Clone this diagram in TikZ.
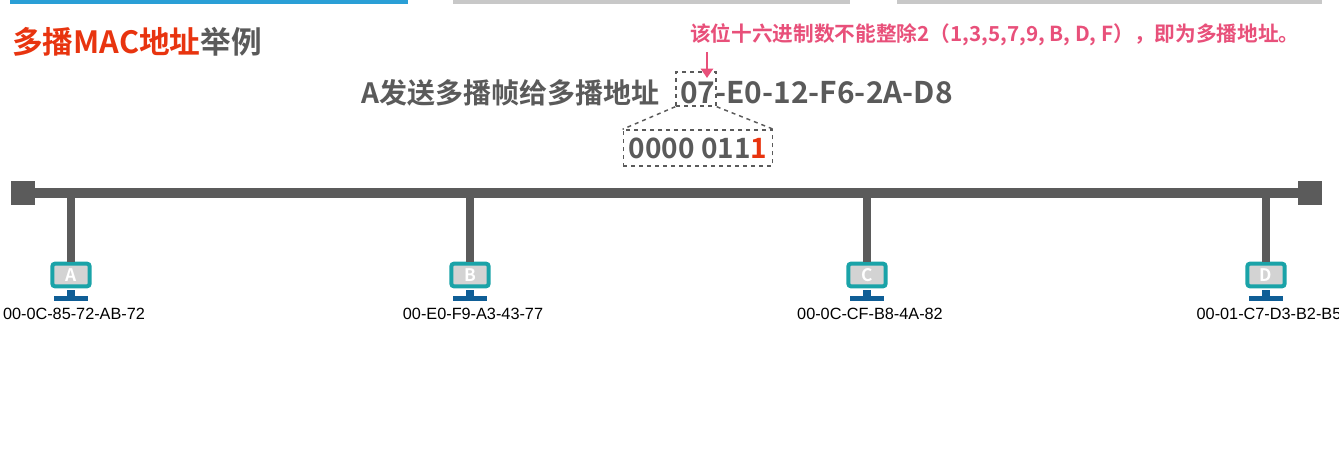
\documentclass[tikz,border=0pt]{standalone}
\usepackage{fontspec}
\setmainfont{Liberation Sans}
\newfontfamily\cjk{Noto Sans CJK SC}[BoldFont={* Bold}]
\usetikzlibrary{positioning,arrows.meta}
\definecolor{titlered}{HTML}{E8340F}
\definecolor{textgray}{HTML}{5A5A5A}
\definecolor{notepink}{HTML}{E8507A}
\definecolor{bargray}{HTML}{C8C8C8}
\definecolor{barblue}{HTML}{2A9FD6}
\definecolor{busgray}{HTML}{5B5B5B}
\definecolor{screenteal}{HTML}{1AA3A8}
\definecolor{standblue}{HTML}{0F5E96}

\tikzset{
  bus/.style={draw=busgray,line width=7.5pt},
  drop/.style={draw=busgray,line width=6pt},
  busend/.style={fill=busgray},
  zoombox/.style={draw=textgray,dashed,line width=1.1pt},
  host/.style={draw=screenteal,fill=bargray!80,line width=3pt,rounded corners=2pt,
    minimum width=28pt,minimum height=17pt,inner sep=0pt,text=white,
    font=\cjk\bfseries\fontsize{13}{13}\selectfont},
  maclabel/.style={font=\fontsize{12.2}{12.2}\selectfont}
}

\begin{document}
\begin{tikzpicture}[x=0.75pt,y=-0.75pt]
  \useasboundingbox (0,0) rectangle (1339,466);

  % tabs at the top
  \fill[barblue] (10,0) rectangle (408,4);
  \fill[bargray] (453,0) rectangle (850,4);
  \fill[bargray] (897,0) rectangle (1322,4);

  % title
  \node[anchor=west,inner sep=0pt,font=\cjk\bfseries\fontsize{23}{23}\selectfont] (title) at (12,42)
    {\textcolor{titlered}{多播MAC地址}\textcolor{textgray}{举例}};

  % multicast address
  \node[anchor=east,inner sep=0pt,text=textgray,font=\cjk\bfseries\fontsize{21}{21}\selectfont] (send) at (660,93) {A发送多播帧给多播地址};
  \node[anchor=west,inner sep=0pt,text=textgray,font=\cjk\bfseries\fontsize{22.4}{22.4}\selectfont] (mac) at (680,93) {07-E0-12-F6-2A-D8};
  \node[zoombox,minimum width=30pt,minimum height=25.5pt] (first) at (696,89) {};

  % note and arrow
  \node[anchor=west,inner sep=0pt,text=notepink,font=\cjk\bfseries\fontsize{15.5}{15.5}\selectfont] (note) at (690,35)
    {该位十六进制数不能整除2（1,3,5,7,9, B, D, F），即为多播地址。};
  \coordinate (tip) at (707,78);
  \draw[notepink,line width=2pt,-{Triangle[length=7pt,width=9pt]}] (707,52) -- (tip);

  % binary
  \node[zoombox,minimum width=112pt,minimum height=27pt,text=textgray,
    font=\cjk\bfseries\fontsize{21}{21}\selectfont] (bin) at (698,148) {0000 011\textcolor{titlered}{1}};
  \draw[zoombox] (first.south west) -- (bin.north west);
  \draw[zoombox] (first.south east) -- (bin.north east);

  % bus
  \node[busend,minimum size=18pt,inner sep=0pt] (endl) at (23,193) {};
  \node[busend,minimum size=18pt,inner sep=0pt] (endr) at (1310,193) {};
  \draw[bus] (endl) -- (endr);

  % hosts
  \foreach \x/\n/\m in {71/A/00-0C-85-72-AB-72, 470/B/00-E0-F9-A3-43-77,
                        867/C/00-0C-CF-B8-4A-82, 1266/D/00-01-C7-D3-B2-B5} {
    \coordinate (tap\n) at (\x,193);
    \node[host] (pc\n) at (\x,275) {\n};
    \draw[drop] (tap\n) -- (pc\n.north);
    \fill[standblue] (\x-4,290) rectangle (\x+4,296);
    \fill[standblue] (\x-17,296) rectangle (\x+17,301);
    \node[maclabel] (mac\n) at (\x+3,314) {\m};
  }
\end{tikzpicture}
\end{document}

--

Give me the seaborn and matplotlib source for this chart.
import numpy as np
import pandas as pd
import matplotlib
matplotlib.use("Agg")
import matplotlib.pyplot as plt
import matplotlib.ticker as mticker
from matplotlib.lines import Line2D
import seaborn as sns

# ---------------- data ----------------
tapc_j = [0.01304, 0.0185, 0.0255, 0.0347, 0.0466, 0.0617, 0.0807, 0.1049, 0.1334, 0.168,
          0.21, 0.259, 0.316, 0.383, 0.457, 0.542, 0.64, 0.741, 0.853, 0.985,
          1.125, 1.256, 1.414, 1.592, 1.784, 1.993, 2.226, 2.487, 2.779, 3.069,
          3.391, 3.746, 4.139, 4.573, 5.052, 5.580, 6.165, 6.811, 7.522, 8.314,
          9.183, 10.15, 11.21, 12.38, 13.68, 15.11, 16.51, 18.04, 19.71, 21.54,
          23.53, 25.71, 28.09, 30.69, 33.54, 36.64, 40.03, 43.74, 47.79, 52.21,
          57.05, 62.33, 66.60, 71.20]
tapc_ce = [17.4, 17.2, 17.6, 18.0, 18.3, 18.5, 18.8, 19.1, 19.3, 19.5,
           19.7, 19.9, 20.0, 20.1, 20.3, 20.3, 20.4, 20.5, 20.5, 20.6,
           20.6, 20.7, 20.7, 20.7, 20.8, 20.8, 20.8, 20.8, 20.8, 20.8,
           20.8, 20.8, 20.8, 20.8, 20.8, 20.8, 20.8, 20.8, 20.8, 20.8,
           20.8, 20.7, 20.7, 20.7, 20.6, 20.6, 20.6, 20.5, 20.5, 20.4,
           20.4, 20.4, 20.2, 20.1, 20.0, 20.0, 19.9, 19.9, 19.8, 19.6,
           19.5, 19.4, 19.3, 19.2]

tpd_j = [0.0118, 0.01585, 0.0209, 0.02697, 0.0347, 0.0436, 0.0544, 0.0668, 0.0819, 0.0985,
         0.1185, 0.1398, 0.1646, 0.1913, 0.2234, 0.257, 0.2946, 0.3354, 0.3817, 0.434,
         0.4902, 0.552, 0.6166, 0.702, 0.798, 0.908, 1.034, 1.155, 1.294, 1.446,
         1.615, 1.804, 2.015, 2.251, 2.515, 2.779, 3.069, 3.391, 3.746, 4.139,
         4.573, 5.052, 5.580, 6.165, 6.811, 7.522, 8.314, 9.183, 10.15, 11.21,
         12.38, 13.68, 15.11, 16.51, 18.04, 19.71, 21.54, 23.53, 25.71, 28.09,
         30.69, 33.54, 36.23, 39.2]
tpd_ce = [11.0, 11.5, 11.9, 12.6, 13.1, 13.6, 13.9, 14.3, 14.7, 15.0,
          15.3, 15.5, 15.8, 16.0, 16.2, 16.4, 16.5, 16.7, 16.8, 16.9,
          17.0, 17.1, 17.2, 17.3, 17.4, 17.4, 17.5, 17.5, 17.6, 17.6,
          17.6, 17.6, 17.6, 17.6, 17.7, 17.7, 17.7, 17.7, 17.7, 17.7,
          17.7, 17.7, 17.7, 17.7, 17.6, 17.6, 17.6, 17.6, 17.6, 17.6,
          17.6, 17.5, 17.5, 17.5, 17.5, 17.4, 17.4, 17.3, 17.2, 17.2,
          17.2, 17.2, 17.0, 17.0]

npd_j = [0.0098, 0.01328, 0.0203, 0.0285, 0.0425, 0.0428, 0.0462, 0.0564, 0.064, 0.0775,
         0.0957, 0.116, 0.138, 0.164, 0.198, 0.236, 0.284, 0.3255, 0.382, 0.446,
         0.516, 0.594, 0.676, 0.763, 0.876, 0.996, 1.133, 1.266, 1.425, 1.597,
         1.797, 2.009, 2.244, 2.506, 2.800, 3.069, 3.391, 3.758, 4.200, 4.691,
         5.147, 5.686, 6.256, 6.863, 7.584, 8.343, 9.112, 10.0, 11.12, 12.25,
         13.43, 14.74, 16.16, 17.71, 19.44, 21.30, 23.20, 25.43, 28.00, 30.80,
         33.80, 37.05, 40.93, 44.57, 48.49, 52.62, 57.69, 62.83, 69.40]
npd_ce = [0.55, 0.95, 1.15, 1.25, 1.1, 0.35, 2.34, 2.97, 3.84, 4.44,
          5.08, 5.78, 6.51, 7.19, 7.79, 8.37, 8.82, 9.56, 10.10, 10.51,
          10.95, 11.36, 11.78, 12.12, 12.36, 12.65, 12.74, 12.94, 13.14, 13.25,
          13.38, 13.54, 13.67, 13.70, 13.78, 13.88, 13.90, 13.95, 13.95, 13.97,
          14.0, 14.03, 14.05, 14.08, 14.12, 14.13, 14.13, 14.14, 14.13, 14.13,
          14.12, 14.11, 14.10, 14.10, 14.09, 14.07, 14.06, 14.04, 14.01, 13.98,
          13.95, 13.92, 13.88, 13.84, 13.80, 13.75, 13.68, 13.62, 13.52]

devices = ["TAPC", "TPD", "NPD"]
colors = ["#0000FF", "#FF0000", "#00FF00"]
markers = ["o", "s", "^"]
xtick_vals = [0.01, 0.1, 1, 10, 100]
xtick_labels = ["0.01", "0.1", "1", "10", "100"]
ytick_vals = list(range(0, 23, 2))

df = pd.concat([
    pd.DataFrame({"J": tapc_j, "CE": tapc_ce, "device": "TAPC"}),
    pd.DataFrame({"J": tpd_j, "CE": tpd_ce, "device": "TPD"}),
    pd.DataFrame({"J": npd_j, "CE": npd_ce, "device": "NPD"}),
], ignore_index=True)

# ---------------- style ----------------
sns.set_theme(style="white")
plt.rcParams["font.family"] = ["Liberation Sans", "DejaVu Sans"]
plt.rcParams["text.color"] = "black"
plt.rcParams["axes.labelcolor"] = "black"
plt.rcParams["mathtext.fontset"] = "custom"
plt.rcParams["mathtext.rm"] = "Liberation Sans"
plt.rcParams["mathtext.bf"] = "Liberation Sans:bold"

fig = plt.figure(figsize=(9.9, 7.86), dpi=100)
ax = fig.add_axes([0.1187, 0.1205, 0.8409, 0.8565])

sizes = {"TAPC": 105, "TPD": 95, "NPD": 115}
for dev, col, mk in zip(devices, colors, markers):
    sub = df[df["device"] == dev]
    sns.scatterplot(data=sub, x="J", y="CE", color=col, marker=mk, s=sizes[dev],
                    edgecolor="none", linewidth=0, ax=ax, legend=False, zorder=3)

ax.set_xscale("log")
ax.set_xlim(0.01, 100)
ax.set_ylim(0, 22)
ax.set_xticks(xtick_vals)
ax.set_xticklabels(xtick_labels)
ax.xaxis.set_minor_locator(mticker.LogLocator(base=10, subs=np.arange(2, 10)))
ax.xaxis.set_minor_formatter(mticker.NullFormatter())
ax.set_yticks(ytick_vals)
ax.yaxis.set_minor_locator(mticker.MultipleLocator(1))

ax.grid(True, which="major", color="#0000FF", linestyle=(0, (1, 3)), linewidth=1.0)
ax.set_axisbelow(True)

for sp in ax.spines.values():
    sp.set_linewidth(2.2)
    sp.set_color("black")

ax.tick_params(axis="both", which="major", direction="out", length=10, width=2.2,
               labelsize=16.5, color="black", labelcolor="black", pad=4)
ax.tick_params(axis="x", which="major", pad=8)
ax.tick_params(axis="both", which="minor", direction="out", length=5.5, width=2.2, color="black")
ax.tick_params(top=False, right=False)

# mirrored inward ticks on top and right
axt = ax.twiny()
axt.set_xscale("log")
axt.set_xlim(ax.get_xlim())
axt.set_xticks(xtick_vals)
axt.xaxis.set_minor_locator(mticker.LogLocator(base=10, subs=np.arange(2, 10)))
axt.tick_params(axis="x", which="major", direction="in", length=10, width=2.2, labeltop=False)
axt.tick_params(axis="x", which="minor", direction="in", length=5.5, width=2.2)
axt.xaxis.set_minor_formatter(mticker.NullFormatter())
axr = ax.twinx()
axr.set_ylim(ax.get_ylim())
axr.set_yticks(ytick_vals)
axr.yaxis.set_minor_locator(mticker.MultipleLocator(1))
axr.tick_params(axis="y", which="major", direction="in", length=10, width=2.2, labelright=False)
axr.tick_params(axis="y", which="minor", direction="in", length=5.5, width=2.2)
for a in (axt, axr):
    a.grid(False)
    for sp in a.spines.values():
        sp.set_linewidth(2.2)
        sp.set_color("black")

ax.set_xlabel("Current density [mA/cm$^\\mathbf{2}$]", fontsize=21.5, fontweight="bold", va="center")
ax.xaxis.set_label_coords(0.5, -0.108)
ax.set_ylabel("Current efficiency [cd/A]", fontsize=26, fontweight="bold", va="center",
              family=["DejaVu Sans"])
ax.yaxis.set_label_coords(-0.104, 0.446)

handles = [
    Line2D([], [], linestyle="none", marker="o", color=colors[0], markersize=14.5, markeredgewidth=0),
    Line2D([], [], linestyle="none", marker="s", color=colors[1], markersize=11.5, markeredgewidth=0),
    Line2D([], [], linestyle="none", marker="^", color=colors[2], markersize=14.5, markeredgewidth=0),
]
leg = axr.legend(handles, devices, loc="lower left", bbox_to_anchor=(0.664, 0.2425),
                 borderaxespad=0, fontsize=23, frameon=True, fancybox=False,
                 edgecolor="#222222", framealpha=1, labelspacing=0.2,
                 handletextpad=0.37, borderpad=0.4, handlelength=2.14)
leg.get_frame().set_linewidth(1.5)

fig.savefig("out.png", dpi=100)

**EXERCISE INSTRUCTIONS**
Write out exactly the lines from the one with "Give me the" through the one with "import seaborn as sns", including both, and no others.

**TASK SOLUTION**
Give me the seaborn and matplotlib source for this chart.
import numpy as np
import pandas as pd
import matplotlib
matplotlib.use("Agg")
import matplotlib.pyplot as plt
import matplotlib.ticker as mticker
from matplotlib.lines import Line2D
import seaborn as sns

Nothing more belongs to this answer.